STORED DATA:
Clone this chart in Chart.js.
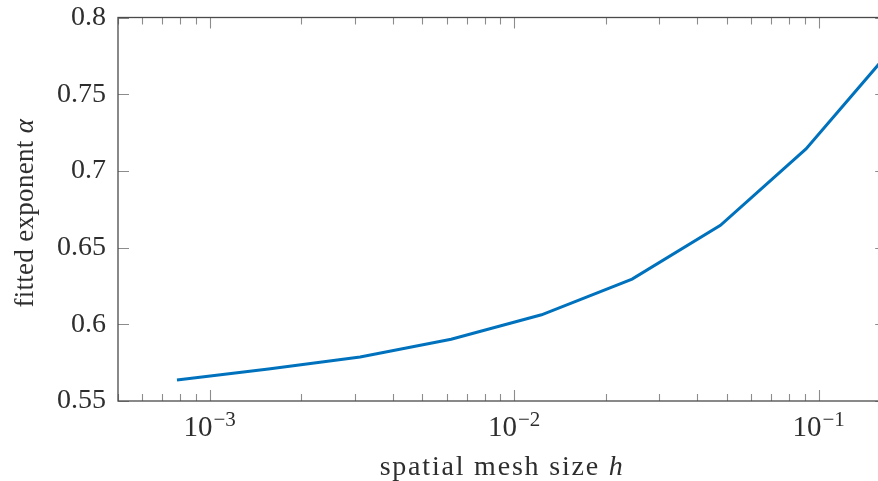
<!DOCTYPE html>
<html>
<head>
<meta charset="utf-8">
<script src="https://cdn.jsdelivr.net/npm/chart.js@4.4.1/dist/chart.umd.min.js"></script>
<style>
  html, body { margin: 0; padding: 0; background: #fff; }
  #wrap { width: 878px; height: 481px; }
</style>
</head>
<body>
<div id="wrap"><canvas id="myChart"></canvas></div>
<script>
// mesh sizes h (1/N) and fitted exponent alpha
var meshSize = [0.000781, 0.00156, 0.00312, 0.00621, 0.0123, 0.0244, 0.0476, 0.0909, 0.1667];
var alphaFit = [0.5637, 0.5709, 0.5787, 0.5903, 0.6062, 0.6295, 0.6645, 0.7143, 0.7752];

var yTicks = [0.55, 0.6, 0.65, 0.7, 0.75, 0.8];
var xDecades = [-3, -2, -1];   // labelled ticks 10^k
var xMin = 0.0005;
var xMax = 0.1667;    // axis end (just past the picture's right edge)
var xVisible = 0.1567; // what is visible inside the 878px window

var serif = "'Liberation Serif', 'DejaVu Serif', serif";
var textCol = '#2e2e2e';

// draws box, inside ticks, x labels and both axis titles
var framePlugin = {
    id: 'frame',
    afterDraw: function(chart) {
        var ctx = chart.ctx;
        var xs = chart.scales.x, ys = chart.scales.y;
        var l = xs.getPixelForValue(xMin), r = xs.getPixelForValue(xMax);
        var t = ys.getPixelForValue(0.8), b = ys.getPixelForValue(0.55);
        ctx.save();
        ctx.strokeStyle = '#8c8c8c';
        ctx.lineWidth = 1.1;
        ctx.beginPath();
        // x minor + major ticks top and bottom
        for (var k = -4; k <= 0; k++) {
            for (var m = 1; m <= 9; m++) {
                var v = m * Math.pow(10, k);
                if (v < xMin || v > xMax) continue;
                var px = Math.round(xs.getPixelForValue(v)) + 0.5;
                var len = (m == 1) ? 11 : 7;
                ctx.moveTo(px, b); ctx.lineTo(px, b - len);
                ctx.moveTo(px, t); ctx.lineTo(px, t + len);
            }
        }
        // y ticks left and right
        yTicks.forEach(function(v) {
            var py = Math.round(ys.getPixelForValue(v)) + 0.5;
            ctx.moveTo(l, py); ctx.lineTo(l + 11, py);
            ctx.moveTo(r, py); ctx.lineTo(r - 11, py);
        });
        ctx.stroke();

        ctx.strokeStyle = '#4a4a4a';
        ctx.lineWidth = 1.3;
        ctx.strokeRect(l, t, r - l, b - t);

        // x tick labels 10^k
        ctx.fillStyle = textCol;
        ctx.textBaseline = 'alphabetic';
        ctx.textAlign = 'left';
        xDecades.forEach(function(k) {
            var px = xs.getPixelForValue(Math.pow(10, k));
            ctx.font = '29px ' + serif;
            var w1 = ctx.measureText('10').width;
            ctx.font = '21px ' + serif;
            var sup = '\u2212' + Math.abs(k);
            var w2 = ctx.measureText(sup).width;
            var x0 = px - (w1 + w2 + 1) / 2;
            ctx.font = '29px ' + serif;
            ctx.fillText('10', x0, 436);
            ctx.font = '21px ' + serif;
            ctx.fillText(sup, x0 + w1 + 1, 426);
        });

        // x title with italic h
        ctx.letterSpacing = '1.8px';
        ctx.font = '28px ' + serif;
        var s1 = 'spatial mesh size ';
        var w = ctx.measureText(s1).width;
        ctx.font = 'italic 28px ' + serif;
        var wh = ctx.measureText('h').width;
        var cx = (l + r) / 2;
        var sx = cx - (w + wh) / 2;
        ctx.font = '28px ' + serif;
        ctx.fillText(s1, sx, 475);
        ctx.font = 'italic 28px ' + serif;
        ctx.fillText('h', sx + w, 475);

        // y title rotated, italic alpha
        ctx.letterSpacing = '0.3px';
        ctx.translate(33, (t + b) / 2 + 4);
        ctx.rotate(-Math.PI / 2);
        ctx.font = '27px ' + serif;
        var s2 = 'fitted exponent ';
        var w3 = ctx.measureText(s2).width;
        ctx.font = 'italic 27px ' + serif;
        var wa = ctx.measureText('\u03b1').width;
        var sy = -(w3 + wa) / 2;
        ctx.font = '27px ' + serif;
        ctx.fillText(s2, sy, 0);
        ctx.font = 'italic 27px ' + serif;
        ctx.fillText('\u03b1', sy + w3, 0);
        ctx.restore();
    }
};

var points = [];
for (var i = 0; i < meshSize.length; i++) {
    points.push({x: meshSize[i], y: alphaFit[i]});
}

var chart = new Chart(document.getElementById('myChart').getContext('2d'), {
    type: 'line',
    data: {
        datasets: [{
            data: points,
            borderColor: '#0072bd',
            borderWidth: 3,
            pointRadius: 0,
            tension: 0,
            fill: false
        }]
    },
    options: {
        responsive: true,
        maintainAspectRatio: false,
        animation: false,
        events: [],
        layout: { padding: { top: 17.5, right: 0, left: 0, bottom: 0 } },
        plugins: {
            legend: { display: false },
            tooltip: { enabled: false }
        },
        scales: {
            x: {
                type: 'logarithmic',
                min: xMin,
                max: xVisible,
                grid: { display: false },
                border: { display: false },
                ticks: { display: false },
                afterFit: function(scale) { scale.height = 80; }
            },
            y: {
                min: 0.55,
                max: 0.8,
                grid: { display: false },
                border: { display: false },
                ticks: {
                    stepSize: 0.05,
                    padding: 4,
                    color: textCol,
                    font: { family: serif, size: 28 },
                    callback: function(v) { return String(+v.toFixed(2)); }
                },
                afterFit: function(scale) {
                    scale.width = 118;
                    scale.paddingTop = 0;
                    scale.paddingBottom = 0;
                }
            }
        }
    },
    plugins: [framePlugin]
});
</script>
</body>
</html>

EXERCISE AIM: Leave out the pictures and output the rest of the material exactly as written.

EXERCISE ANSWER:
Clone this chart in Chart.js.
<!DOCTYPE html>
<html>
<head>
<meta charset="utf-8">
<script src="https://cdn.jsdelivr.net/npm/chart.js@4.4.1/dist/chart.umd.min.js"></script>
<style>
  html, body { margin: 0; padding: 0; background: #fff; }
  #wrap { width: 878px; height: 481px; }
</style>
</head>
<body>
<div id="wrap"><canvas id="myChart"></canvas></div>
<script>
// mesh sizes h (1/N) and fitted exponent alpha
var meshSize = [0.000781, 0.00156, 0.00312, 0.00621, 0.0123, 0.0244, 0.0476, 0.0909, 0.1667];
var alphaFit = [0.5637, 0.5709, 0.5787, 0.5903, 0.6062, 0.6295, 0.6645, 0.7143, 0.7752];

var yTicks = [0.55, 0.6, 0.65, 0.7, 0.75, 0.8];
var xDecades = [-3, -2, -1];   // labelled ticks 10^k
var xMin = 0.0005;
var xMax = 0.1667;    // axis end (just past the picture's right edge)
var xVisible = 0.1567; // what is visible inside the 878px window

var serif = "'Liberation Serif', 'DejaVu Serif', serif";
var textCol = '#2e2e2e';

// draws box, inside ticks, x labels and both axis titles
var framePlugin = {
    id: 'frame',
    afterDraw: function(chart) {
        var ctx = chart.ctx;
        var xs = chart.scales.x, ys = chart.scales.y;
        var l = xs.getPixelForValue(xMin), r = xs.getPixelForValue(xMax);
        var t = ys.getPixelForValue(0.8), b = ys.getPixelForValue(0.55);
        ctx.save();
        ctx.strokeStyle = '#8c8c8c';
        ctx.lineWidth = 1.1;
        ctx.beginPath();
        // x minor + major ticks top and bottom
        for (var k = -4; k <= 0; k++) {
            for (var m = 1; m <= 9; m++) {
                var v = m * Math.pow(10, k);
                if (v < xMin || v > xMax) continue;
                var px = Math.round(xs.getPixelForValue(v)) + 0.5;
                var len = (m == 1) ? 11 : 7;
                ctx.moveTo(px, b); ctx.lineTo(px, b - len);
                ctx.moveTo(px, t); ctx.lineTo(px, t + len);
            }
        }
        // y ticks left and right
        yTicks.forEach(function(v) {
            var py = Math.round(ys.getPixelForValue(v)) + 0.5;
            ctx.moveTo(l, py); ctx.lineTo(l + 11, py);
            ctx.moveTo(r, py); ctx.lineTo(r - 11, py);
        });
        ctx.stroke();

        ctx.strokeStyle = '#4a4a4a';
        ctx.lineWidth = 1.3;
        ctx.strokeRect(l, t, r - l, b - t);

        // x tick labels 10^k
        ctx.fillStyle = textCol;
        ctx.textBaseline = 'alphabetic';
        ctx.textAlign = 'left';
        xDecades.forEach(function(k) {
            var px = xs.getPixelForValue(Math.pow(10, k));
            ctx.font = '29px ' + serif;
            var w1 = ctx.measureText('10').width;
            ctx.font = '21px ' + serif;
            var sup = '\u2212' + Math.abs(k);
            var w2 = ctx.measureText(sup).width;
            var x0 = px - (w1 + w2 + 1) / 2;
            ctx.font = '29px ' + serif;
            ctx.fillText('10', x0, 436);
            ctx.font = '21px ' + serif;
            ctx.fillText(sup, x0 + w1 + 1, 426);
        });

        // x title with italic h
        ctx.letterSpacing = '1.8px';
        ctx.font = '28px ' + serif;
        var s1 = 'spatial mesh size ';
        var w = ctx.measureText(s1).width;
        ctx.font = 'italic 28px ' + serif;
        var wh = ctx.measureText('h').width;
        var cx = (l + r) / 2;
        var sx = cx - (w + wh) / 2;
        ctx.font = '28px ' + serif;
        ctx.fillText(s1, sx, 475);
        ctx.font = 'italic 28px ' + serif;
        ctx.fillText('h', sx + w, 475);

        // y title rotated, italic alpha
        ctx.letterSpacing = '0.3px';
        ctx.translate(33, (t + b) / 2 + 4);
        ctx.rotate(-Math.PI / 2);
        ctx.font = '27px ' + serif;
        var s2 = 'fitted exponent ';
        var w3 = ctx.measureText(s2).width;
        ctx.font = 'italic 27px ' + serif;
        var wa = ctx.measureText('\u03b1').width;
        var sy = -(w3 + wa) / 2;
        ctx.font = '27px ' + serif;
        ctx.fillText(s2, sy, 0);
        ctx.font = 'italic 27px ' + serif;
        ctx.fillText('\u03b1', sy + w3, 0);
        ctx.restore();
    }
};

var points = [];
for (var i = 0; i < meshSize.length; i++) {
    points.push({x: meshSize[i], y: alphaFit[i]});
}

var chart = new Chart(document.getElementById('myChart').getContext('2d'), {
    type: 'line',
    data: {
        datasets: [{
            data: points,
            borderColor: '#0072bd',
            borderWidth: 3,
            pointRadius: 0,
            tension: 0,
            fill: false
        }]
    },
    options: {
        responsive: true,
        maintainAspectRatio: false,
        animation: false,
        events: [],
        layout: { padding: { top: 17.5, right: 0, left: 0, bottom: 0 } },
        plugins: {
            legend: { display: false },
            tooltip: { enabled: false }
        },
        scales: {
            x: {
                type: 'logarithmic',
                min: xMin,
                max: xVisible,
                grid: { display: false },
                border: { display: false },
                ticks: { display: false },
                afterFit: function(scale) { scale.height = 80; }
            },
            y: {
                min: 0.55,
                max: 0.8,
                grid: { display: false },
                border: { display: false },
                ticks: {
                    stepSize: 0.05,
                    padding: 4,
                    color: textCol,
                    font: { family: serif, size: 28 },
                    callback: function(v) { return String(+v.toFixed(2)); }
                },
                afterFit: function(scale) {
                    scale.width = 118;
                    scale.paddingTop = 0;
                    scale.paddingBottom = 0;
                }
            }
        }
    },
    plugins: [framePlugin]
});
</script>
</body>
</html>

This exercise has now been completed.